More than 50% of the reported reasoning abilities of LLMs might not be true reasoning. How do we evaluate models trained on the entire internet? I.e., what novel questions can we ask of something that has seen all written knowledge? Below: new eval, results, code, and paper. Functional benchmarks are a new way to do reasoning evals. Take a popular benchmark, e.g., MATH, and manually rewrite its reasoning into code, MATH(). Run the code to get a snapshot that asks for the same reasoning but not the same question. A reasoning gap exists if a model’s performance is different on snapshots. Big question: Are current SOTA models closer to gap 0 (proper reasoning) or gap 100 (lots of memorization)? What we find: Gaps in the range of 58% to 80% in a bunch of SOTA models. Motivates us to build Gap 0 models. We’re releasing the paper, code, and 3 snapshots of functional MATH() today. arxiv draft: arxiv.org/abs/2402.19450 github repo: github.com/ConsequentAI/f… 1/🧵
2/ Problem Testing using static text (Q, A)s is problematic. Contamination is a concern. Especially when we don’t know the data for each training step starting from random weights. Also, we cannot keep building new, harder (Q, A)s all the time. We need a longer term solution.
@_saurabh This is awesome! I’ve been manually doing this for some cases with just prompt regex but it’s quite annoying. Have been looking for a functional approach.
@_saurabh I find it quite weird that you didn't validate your methodology using models with publicly released data. Was there a reason you didn't run those experiments?
@_saurabh @jeremyphoward Can it be that LLMs are overhyped? Can't wait to see how GPT-5 scores at true reasoning.
@_saurabh Great work! Could one go a step further and do this for coding benchmarks by defining formal specs and evaluating model outputs based on that? x.com/vimota/status/…
@_saurabh Great work! Could one go a step further and do this for coding benchmarks by defining formal specs and evaluating model outputs based on that? x.com/vimota/status/…
@_saurabh @aphysicist Reasoning capabilities are total trash afaict. Consider this very specific materials science question it could not answer (it gave nonsensical explanations to wrong answers).
@_saurabh Your thread is very popular today! #TopUnroll threadreaderapp.com/thread/1763626… 🙏🏼@vankous for 🥇unroll
@_saurabh I'd love to see how Claude 3 scores here.
@_saurabh The slightly disingenuous, but seemingly accurate, read of your paper is: We rewrite the format of questions to be harder and less natural, so LLMs do worse on them. I do think there is interesting and useful work in this area, potentially even using your dataset, but man.
@_saurabh This is surprising because I had assumed model trainers would create synthetic data with exactly this approach? And many more sophisticated approaches?

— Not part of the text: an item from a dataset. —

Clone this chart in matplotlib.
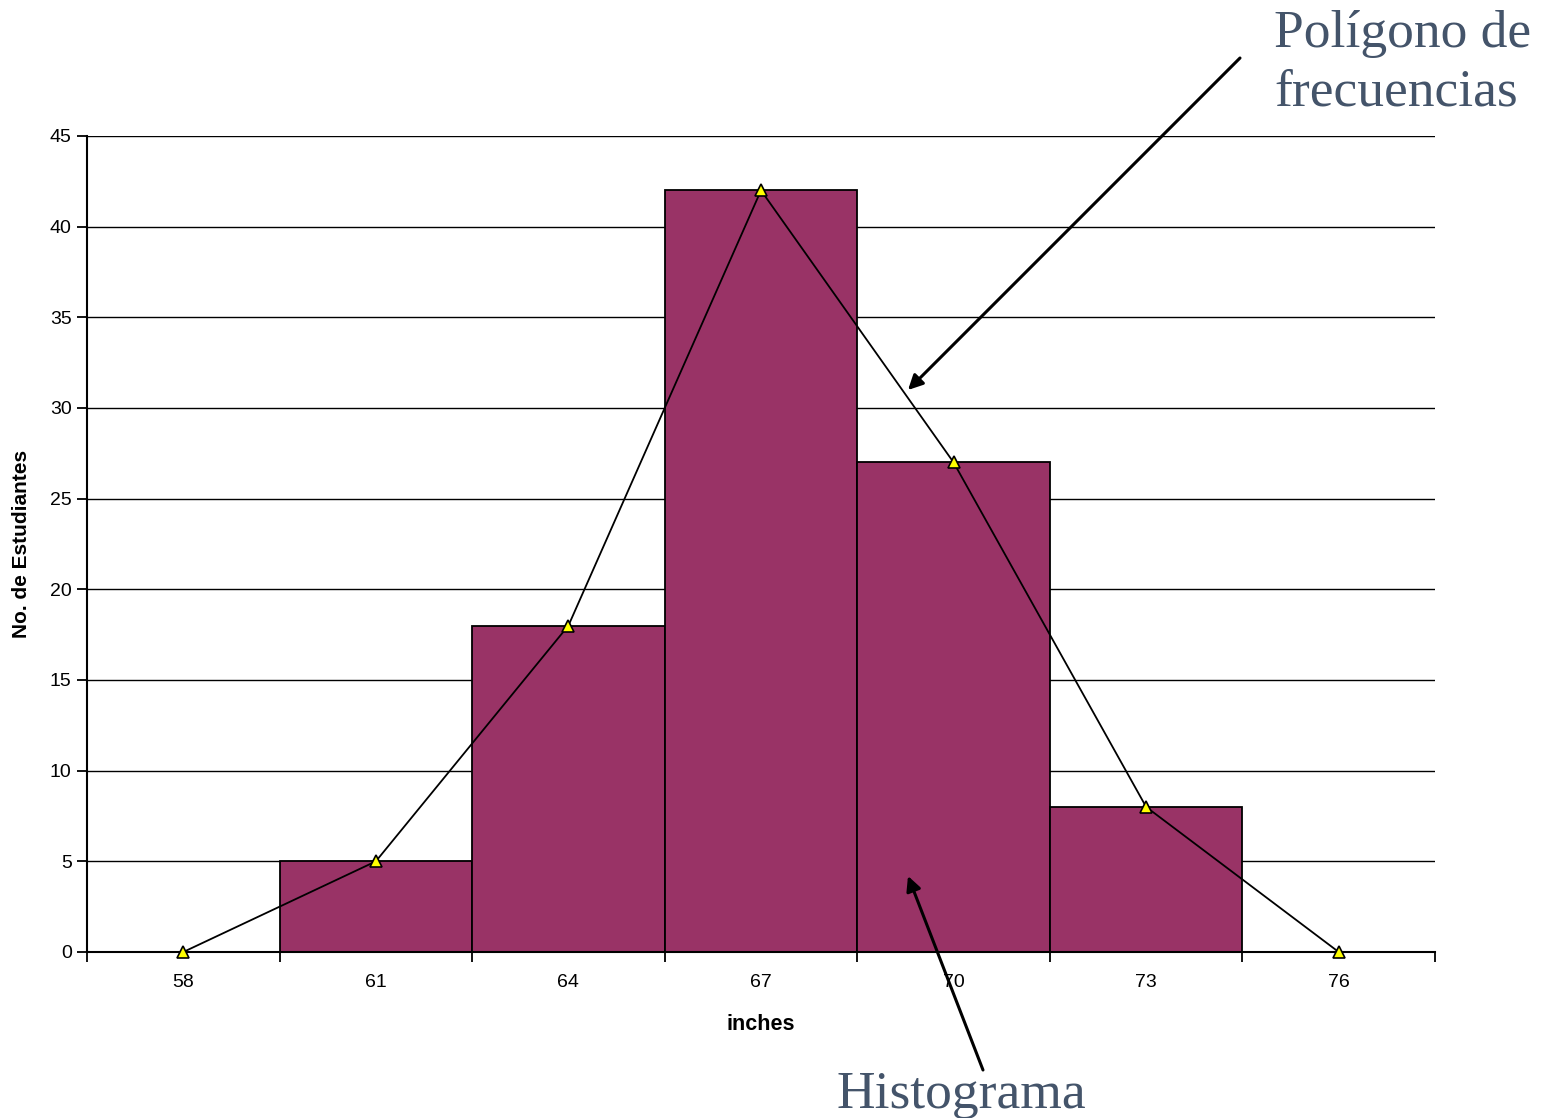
import matplotlib.pyplot as plt
from matplotlib.patches import FancyArrowPatch
from matplotlib.ticker import FixedLocator, NullFormatter

# data
categories = ['58', '61', '64', '67', '70', '73', '76']
hist_counts = [0, 5, 18, 42, 27, 8, 0]
poly_counts = [0, 5, 18, 42, 27, 8, 0]

bar_color = '#993366'
note_color = '#44546A'
sans = ['Liberation Sans', 'DejaVu Sans']
serif = ['Liberation Serif', 'DejaVu Serif']

fig = plt.figure(figsize=(15.52, 11.18), dpi=100)
ax = fig.add_axes([87 / 1552, 1 - 952 / 1118, (1435 - 87) / 1552, (952 - 136) / 1118])

x = list(range(len(categories)))
ax.bar(x, hist_counts, width=1.0, color=bar_color, edgecolor='black', linewidth=1.3, zorder=2)
ax.plot(x, poly_counts, color='black', linewidth=1.3, marker='^', markersize=8,
        markerfacecolor='#FFFF00', markeredgecolor='black', markeredgewidth=1.2,
        zorder=3, clip_on=False)

ax.set_xlim(-0.5, len(categories) - 0.5)
ax.set_ylim(0, 45)
ax.set_yticks(range(0, 46, 5))
ax.yaxis.grid(True, color='black', linewidth=1.0, zorder=0)
ax.set_axisbelow(True)

ax.set_xticks(x)
ax.set_xticklabels(categories)
ax.tick_params(axis='x', which='major', length=0, pad=16, labelsize=14)
ax.xaxis.set_minor_locator(FixedLocator([i - 0.5 for i in range(len(categories) + 1)]))
ax.xaxis.set_minor_formatter(NullFormatter())
ax.tick_params(axis='x', which='minor', length=7, width=1.3, direction='out', color='black')
ax.tick_params(axis='y', length=7, width=1.3, direction='out', labelsize=14, pad=4)

for lbl in ax.get_xticklabels() + ax.get_yticklabels():
    lbl.set_fontfamily(sans)

for side in ['top', 'right']:
    ax.spines[side].set_visible(False)
ax.spines['left'].set_linewidth(1.5)
ax.spines['bottom'].set_linewidth(1.5)

ax.set_xlabel('inches', fontsize=15.5, fontweight='bold', family=sans)
ax.set_ylabel('No. de Estudiantes', fontsize=15, fontweight='bold', family=sans)
ax.xaxis.set_label_coords(0.5, -(1025 - 952) / 816)
ax.yaxis.set_label_coords(-(87 - 22) / 1348, 0.5)
ax.xaxis.label.set_va('center')
ax.yaxis.label.set_va('center')

# notes with arrows, in figure pixel coordinates
def px(xp, yp):
    return (xp / 1552, 1 - yp / 1118)

note = dict(fontsize=38.5, color=note_color, family=serif, ha='left', va='baseline')
fig.text(*px(1274, 47), 'Polígono de', **note)
fig.text(*px(1274, 106), 'frecuencias', **note)
fig.text(*px(836, 1108), 'Histograma', **note)

arrow_style = dict(arrowstyle='-|>', color='black', lw=2.2, mutation_scale=22, shrinkA=0, shrinkB=0)
fig.add_artist(FancyArrowPatch(px(1240, 58), px(908, 390), transform=fig.transFigure, **arrow_style))
fig.add_artist(FancyArrowPatch(px(983, 1070), px(908, 876), transform=fig.transFigure, **arrow_style))

fig.savefig('out.png', dpi=100)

@_saurabh Great work! The problem of overfitting to static benchmarks is super important, glad to see folks looking into this! We have been thinking about similar directions in a recent paper where we formalise lifelong benchmarking of models: arxiv.org/abs/2402.19472
@_saurabh Do you have human baseline results? Anecdotally, my middle schoolers often struggle with "equivalent problems" with harder constants, and people in general are sensitive to framing effects (a la Wason selection task)
@_saurabh Nice framework but only mathematical reasoning was evaluated here, where it preforms the weakest Quite different from reasoning about real world concepts Personal thorough testing of GPT-4 in articles after pre-training suggests that its wider reasoning is much better
@_saurabh You should probably clarify the model is gpt 3.5 not gpt 3 since they are different models with completely different capabilities
@_saurabh Wander into a first-year philosophy class (or read medieval scholars), and you'll soon discover it's not just the machines that think they're reasoning when they're not, of course.
@_saurabh Are people using this approach to generate training data?
@_saurabh My reaction was “so you’re telling me 40% of LLM performance is true reasoning” The difference between GPT 3 and 4 at least suggests a positive trend, at least.
@_saurabh Disappointed to see that even GPT-4 is such a “cheater” :) also surprising that Mixtral and GPT-4 are similar ballpark! What happens if you generate lots of examples like these and try fine tuning?